Vortex Shedding in the Wake of a Dual Step Cylinder

TL;DR

This study visualizes vortex shedding phenomena behind a dual-step cylinder, revealing how aspect ratio influences wake structures and vortex interactions at a Reynolds number of 2100.

Contribution

It provides detailed flow visualization of vortex interactions in dual-step cylinders, highlighting the effect of aspect ratio on vortex shedding and wake development.

Findings

Vortex shedding occurs at distinct frequencies for 1 < L/D < 3.

Large cylinder vortex shedding ceases at smaller L/D.

Small cylinder vortices interact in the large cylinder wake at low L/D.

Abstract

A dual-step cylinder is comprised of a large diameter cylinder (D) with low aspect ratio (L/D) attached co-axially to the mid-span of a small diameter cylinder (d). The fluid dynamics video presented in this investigation is used to illustrate the effect of aspect ratio on dual step cylinder wake development for Re = 2100, D/d = 2, and 0.2 < L/D < 3. In addition, the video provides visualization of such flow phenomena as interaction of spanwise vortices, development of streamwise vortex filaments, and formation of Kelvin-Helmholtz rollers. The experiments were performed in a water flume at the University of Waterloo. A hydrogen bubble flow visualization technique was employed to visualize vortical structures downstream of each cylinder model.

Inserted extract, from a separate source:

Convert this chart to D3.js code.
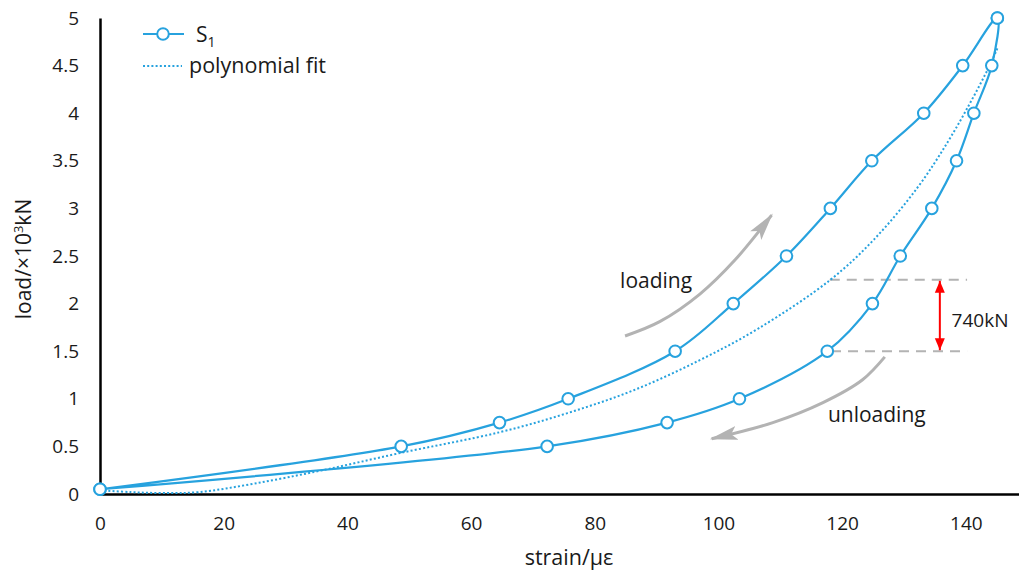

High-resolution images of the flow were obtained with a high speed Photron camera and post-processed using Adobe Photoshop CS4. The results show a plethora of vortices developing in the wake of the dual step cylinder. For 1 < L/D < 3, spanwise vortex shedding occurs from the large and small cylinders at distinct frequencies. However, for smaller L/D, large cylinder vortex shedding ceases and small cylinder vortices interact in the large cylinder wake.